◇牧師室より◇

 梁石日(ヤン・ソギル)氏の「闇の中の子供たち」を衝撃をもって読んだ。タイの子供たちが置かれている悲惨な状況を小説(フィクション)で描いている。

 国民として認知されていないタイの山岳民族や国境沿いに住む難民キャンプの子供たちが人身売買され、児童売買春・児童虐待を受けている地獄のような実情がある。十歳に満たない子供たちは性交とその意味を知らない。その彼らが体と心をバラバラにする暴力と飢えの恐怖の中で、従順に大人の性の慰み者に仕立てられていく。
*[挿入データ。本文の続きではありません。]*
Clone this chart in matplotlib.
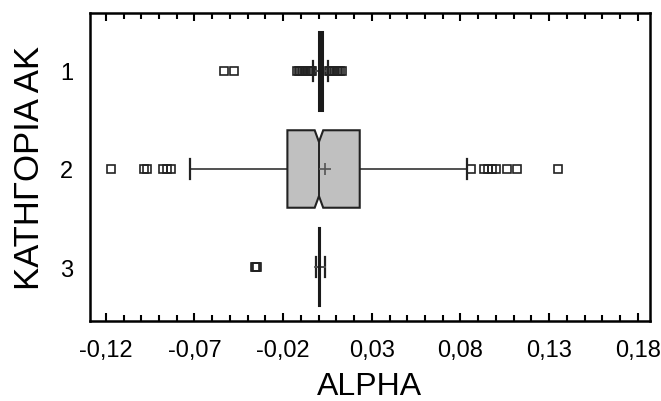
import matplotlib
matplotlib.use("Agg")
import matplotlib.pyplot as plt
from matplotlib.ticker import FixedLocator, MultipleLocator

plt.rcParams['font.family'] = ['Liberation Sans', 'DejaVu Sans']

# values
categories = ["1", "2", "3"]
q1 = [0.0005, -0.0176, 0.0003]
med = [0.0012, 0.0002, 0.0006]
q3 = [0.0019, 0.0232, 0.0009]
mean = [0.0013, 0.0034, 0.0006]
whis_lo = [-0.0031, -0.0726, -0.0016]
whis_hi = [0.0053, 0.0839, 0.0034]
notch_lo = [None, -0.0022, None]
notch_hi = [None, 0.0026, None]
fliers_1 = [-0.0535, -0.0478,
            -0.0122, -0.0113, -0.0104, -0.0096, -0.0087, -0.0078,
            -0.0069, -0.0060, -0.0051, -0.0042, -0.0035,
            0.0058, 0.0067, 0.0076, 0.0085, 0.0094, 0.0103,
            0.0112, 0.0121, 0.0130]
fliers_2 = [-0.1172, -0.0986, -0.0969, -0.0879, -0.0856, -0.0834,
            0.0861, 0.0931, 0.0953, 0.0976, 0.0998, 0.1060, 0.1117, 0.1348]
fliers_3 = [-0.0360, -0.0355, -0.0350]
fliers = [fliers_1, fliers_2, fliers_3]
xticks = [-0.12, -0.07, -0.02, 0.03, 0.08, 0.13, 0.18]

fig = plt.figure(figsize=(6.61, 4.02), dpi=100)
ax = fig.add_axes([0.136, 0.199, 0.847, 0.766])

pos = [1, 2, 3]
stats = []
for i in range(3):
    stats.append(dict(med=med[i], q1=q1[i], q3=q3[i], whislo=whis_lo[i],
                      whishi=whis_hi[i], fliers=fliers[i], mean=mean[i]))

ax.bxp(stats, positions=pos, orientation='horizontal', showbox=False,
       showmeans=True, showfliers=True, capwidths=0.21,
       whiskerprops=dict(color='#222222', lw=1.1),
       capprops=dict(color='#222222', lw=1.6),
       medianprops=dict(linestyle='none'),
       meanprops=dict(marker='+', markersize=9, markeredgecolor='#555555',
                      markeredgewidth=1.2),
       flierprops=dict(marker='s', markersize=5.3, markerfacecolor='none',
                       markeredgecolor='#222222', markeredgewidth=1.2))

h = 0.395
k = 0.7
box_lw = [2.2, 1.5, 1.5]
for i, p in enumerate(pos):
    if notch_lo[i] is None:
        xs = [q1[i], q3[i], q3[i], q1[i]]
        ys = [p - h, p - h, p + h, p + h]
        ax.fill(xs, ys, facecolor='#1a1a1a', edgecolor='#1a1a1a',
                lw=box_lw[i], zorder=3)
    else:
        xs = [q1[i], notch_lo[i], med[i], notch_hi[i], q3[i],
              q3[i], notch_hi[i], med[i], notch_lo[i], q1[i]]
        ys = [p - h, p - h, p - h * k, p - h, p - h,
              p + h, p + h, p + h * k, p + h, p + h]
        ax.plot([med[i], med[i]], [p - h * k, p + h * k], color='#222222',
                lw=1.4, zorder=4)
        ax.fill(xs, ys, facecolor='#c0c0c0', edgecolor='#222222',
                lw=box_lw[i], zorder=3)
        ax.plot([mean[i]], [p], marker='+', markersize=9, color='#555555',
                markeredgewidth=1.2, zorder=5)

ax.set_xlim(-0.129, 0.1868)
ax.set_ylim(3.55, 0.41)
ax.xaxis.set_major_locator(FixedLocator(xticks))
ax.xaxis.set_minor_locator(MultipleLocator(0.01))
ax.set_xticklabels([f"{v:.2f}".replace('.', ',') for v in xticks])
ax.set_yticks(pos)
ax.set_yticklabels(categories)

ax.tick_params(axis='x', which='both', direction='in', top=True, bottom=True,
               width=1.5, labelsize=17, pad=13)
ax.tick_params(axis='x', which='major', length=6)
ax.tick_params(axis='x', which='minor', length=4)
ax.tick_params(axis='y', which='both', length=0, labelsize=17, pad=12)

for s in ax.spines.values():
    s.set_linewidth(1.8)

ax.set_xlabel("ALPHA", fontsize=23, labelpad=7)
ax.set_ylabel("ΚΑΤΗΓΟΡΙΑ ΑΚ", fontsize=25, labelpad=10)

fig.savefig("out.png", dpi=100)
彼らの心に沈殿した痛みと大人への不信は溶けることはない。人身売買業者、斡旋業者、その背後にあるマフィア、そして賄賂で見逃す警察の姿が描かれている。闇の世界はどこまでも残酷である。そして、お金を持つ先進諸国の大人たちはストレス解消の手段として子供たちを買って弄ぶが、その異常さは想像を越える。

 二人の姉妹の悲劇を書いている。先に売られた姉はエイズに犯され、生きたままポリ袋に入れられ、ごみ捨て場に捨てられる。必死に逃げ出し故郷に辿り着くが、村人から受け入れられない。隔離小屋で蟻の大群に襲われ、父親から焼き殺される。後に売られた妹は、ある時から優遇されるが、それは日本人の子供を救う臓器移植のためであり、殺されるという設定になっている。

 買う側に決定的な罪がある。その罪が落とすお金に群がる組織ができる。その下で子供たちの体と心と命が無残に奪われていく。

 これらに立ち向かう勇気ある善意の人々がいる。その力は弱く、脅されて押さえ込まれたり、暴力で抹殺されたりする。しかし、彼らは子供たちを守ろうと屈することなく、国際機関や世界のNGOと連携しながら執拗に闘っていく。買う側を徹底的に罰するしかない。

 Y兄は百人のエイズ孤児を養育しようと立ち上がり、建物は完成した。既に三十数名の子供たちが入居している。ここで、成長した子供たちがタイ社会で有用な働きをすることを期待したい。